Donald Trump has reportedly been banned from playing golf as the US Secret Service feel it poses a security risk.
The presidential candidate has survived two assassination attempts this year, the first a shooting in Butler, Pennsylvania, and a second outside the Trump International Golf Course in West Palm Beach.
The FBI swooped on a second effort in September when shots were fired in the vicinity but the Republican was never in danger, it was reported at the time.
US Secret Service agents opened fire after seeing a person with a firearm near the golf club as the former president golfed, according to local media reports.
The person fled in an SUV and was later apprehended in a nearby county by local police.
Ryan Routh has since been charged with trying to assassinate the 2016-20 president.
The Secret Service had been present for the enitre time that Mr Trump was playing golf, but nevertheless, it has been reported that he will be held on a tight lead from now on.
Sky has reported that he has promised not to play again until the election on November 5.
Mr Trump is a golf fanatic and is estimated to have played 261 rounds while he was president – about once every five or six days.

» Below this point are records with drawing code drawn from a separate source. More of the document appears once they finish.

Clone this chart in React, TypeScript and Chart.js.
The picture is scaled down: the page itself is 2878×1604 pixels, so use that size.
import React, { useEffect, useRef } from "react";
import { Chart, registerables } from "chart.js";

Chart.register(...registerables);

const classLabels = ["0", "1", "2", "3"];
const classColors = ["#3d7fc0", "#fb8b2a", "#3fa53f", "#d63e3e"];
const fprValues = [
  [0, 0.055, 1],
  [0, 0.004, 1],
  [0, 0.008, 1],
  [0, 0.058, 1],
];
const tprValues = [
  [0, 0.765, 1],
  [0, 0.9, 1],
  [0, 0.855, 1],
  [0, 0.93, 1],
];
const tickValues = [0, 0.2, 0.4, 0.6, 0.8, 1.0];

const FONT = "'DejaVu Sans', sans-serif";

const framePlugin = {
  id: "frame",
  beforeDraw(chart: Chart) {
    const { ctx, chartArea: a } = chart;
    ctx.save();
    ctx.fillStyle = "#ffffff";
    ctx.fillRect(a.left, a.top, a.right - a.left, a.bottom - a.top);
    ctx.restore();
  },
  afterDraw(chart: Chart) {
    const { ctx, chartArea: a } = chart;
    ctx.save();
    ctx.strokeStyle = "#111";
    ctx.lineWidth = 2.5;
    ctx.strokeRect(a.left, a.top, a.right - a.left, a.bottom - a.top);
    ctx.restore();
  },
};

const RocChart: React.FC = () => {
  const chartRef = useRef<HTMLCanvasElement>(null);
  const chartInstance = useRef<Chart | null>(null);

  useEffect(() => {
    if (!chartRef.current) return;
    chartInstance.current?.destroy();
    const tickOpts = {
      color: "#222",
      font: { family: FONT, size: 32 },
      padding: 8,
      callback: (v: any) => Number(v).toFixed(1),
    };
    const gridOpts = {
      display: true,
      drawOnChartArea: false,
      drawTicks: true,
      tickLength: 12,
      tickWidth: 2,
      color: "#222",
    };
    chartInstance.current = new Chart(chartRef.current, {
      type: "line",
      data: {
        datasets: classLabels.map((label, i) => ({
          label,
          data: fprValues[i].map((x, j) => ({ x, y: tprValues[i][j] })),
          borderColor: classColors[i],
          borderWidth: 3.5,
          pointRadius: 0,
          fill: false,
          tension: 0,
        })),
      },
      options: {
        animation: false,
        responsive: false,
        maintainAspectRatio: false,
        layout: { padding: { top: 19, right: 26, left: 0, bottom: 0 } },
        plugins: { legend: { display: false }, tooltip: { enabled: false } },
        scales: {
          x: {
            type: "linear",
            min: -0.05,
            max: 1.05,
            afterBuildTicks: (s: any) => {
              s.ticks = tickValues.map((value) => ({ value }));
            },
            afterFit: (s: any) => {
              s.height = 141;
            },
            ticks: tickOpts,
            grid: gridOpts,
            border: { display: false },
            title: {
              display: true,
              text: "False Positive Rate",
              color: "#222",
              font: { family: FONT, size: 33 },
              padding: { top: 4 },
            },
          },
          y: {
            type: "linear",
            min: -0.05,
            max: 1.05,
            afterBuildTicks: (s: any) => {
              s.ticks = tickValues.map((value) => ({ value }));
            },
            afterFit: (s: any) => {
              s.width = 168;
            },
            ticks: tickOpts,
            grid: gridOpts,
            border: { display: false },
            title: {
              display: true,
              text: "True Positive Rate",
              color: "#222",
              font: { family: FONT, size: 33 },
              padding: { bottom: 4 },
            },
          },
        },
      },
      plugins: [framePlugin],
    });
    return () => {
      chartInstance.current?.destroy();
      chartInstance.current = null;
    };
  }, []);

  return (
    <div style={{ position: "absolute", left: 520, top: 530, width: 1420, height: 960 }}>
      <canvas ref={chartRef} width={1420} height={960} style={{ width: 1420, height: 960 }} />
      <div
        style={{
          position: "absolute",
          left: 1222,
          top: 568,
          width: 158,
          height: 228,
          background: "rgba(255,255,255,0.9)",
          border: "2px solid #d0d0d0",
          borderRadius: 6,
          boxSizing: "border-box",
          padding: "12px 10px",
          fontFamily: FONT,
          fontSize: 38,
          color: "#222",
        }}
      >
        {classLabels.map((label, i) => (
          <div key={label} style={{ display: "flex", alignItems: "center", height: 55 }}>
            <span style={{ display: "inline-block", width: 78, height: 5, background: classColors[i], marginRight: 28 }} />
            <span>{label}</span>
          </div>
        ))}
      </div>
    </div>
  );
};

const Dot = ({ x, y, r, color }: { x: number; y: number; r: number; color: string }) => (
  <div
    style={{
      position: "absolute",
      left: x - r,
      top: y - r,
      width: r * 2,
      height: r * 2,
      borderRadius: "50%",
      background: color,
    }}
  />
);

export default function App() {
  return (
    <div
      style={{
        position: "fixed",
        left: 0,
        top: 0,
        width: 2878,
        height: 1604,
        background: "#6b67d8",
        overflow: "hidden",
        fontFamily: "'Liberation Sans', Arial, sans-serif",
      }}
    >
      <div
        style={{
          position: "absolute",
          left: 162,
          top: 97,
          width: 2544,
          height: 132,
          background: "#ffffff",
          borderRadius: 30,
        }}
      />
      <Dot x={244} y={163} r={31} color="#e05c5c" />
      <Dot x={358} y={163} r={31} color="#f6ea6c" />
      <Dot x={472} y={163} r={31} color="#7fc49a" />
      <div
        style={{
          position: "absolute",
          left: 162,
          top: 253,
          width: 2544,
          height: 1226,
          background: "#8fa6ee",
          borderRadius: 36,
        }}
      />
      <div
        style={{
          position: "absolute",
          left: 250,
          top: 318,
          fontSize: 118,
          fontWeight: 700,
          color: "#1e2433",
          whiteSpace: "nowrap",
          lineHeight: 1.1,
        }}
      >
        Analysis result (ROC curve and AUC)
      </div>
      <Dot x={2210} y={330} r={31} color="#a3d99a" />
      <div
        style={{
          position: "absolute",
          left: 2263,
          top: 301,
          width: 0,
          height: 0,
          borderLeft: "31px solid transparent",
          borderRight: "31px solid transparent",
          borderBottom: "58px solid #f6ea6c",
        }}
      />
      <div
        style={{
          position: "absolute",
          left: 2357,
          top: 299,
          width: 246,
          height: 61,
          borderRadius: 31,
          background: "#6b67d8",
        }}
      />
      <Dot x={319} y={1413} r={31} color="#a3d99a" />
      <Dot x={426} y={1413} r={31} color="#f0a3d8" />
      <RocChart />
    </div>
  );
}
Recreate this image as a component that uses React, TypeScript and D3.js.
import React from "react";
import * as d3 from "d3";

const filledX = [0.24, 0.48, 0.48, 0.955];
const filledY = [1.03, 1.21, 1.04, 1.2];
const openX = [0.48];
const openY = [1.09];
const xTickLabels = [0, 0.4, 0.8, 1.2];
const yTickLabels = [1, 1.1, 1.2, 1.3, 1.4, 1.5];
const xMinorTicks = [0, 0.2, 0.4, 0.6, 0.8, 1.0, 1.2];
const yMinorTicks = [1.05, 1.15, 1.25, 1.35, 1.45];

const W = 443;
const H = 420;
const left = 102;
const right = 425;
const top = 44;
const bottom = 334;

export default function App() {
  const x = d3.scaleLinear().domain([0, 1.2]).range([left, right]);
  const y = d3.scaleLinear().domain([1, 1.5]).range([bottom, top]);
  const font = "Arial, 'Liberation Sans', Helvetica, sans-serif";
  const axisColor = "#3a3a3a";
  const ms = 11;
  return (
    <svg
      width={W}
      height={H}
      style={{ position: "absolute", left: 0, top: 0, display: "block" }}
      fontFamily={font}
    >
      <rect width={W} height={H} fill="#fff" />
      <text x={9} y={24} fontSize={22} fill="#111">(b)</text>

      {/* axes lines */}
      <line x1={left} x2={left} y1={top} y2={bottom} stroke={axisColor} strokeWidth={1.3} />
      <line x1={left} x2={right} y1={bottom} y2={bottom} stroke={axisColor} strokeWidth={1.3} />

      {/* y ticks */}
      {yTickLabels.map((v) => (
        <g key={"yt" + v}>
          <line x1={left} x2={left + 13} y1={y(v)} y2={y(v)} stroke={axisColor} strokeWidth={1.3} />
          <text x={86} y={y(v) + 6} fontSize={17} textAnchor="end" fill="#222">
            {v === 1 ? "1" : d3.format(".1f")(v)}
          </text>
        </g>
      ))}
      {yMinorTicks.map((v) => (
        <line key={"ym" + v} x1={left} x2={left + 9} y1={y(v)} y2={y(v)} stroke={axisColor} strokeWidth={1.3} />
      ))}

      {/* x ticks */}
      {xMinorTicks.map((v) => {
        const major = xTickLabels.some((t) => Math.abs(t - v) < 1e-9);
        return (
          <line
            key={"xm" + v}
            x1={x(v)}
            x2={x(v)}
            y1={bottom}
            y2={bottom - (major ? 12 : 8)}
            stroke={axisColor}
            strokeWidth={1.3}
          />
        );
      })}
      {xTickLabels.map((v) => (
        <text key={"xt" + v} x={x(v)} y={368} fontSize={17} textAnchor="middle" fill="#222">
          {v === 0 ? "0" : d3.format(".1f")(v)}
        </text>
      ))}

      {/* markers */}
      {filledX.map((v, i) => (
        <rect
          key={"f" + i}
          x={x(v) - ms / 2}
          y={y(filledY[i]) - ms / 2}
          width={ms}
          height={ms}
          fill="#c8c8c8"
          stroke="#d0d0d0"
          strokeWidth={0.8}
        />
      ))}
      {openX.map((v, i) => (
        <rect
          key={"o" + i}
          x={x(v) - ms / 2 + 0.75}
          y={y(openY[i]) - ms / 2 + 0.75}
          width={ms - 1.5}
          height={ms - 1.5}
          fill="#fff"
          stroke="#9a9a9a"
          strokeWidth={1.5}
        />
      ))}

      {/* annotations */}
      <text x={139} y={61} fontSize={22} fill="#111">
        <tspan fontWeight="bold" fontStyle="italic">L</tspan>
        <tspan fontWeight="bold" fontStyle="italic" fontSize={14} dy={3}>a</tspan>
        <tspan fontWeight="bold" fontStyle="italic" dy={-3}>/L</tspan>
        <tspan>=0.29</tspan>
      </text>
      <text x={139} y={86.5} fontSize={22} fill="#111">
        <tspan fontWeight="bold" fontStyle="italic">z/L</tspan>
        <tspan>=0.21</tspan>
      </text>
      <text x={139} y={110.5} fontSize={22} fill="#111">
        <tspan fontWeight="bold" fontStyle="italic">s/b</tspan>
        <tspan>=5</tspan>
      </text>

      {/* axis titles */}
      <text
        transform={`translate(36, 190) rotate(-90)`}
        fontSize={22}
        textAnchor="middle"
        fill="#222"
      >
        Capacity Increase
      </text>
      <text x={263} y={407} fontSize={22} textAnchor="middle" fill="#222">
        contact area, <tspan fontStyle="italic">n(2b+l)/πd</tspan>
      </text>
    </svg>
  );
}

He challenged his rival and current president Joe Biden to a match in July. He later teed off in a verbal tirade against his new election opponent Kamala Harris while sitting, calm and relaxed, in a golf buggy.
Mr Trump is campaigning in California this weekend, a state he is set to lose to Ms Harris in the election.
He is visiting Coachella in between stops in Nevada, at a roundtable outside Las Vegas for Latinos earlier Saturday, and Arizona, for a rally Sunday in Prescott Valley. He narrowly lost those two swing states to Democrat Mr Biden in 2020.
The news about his golf playing days being up coincides with a growing row over his own course in Aberdeenshire.
Trump International has billed the new 18-hole championship links near Balmedie as “one of the most environmentally-friendly and sustainable courses ever built”.
The company said “virtually all the materials” used in the construction of the new course – named MacLeod after Mr Trump’s Lewis-born mother – were locally sourced and that it had a sustainable irrigation system.
It also said “more than one million sprigs of native marram grass” had been planted and “six tons of marram seeds” sown on the course, which spans sand dunes, heathland and wetland areas.
Environmental campaigners, however, have questioned the course’s green credentials.
They point out that work done to construct the original links at Menie – to which the new MacLeod course is an extension – did irreversible damage to the Foveran Links sand dunes, which led national nature agency Nature Scot to “de-notify” it as a site of special scientific interest (SSSI) in 2020.
In a 2019 statement following the announcement of the decision, Scottish Wildlife Trust chief executive Jo Pike said: “Building Trump International Golf Links on a unique dune system has destroyed the dynamic nature that made it special.
“It is therefore wholly unsurprising that the area will lose its SSSI status.”
Speaking to the i newspaper on Saturday, Bob Ward, policy director of the Grantham Research Institute on Climate Change and the Environment at the London School of Economics, said the idea that building another 18-hole course next to the existing one could be environmentally friendly was, therefore, “laughable” and “complete nonsense” .
He told the newspaper: “The damage is severe and irreparable, so there is no way they can credibly make that claim.”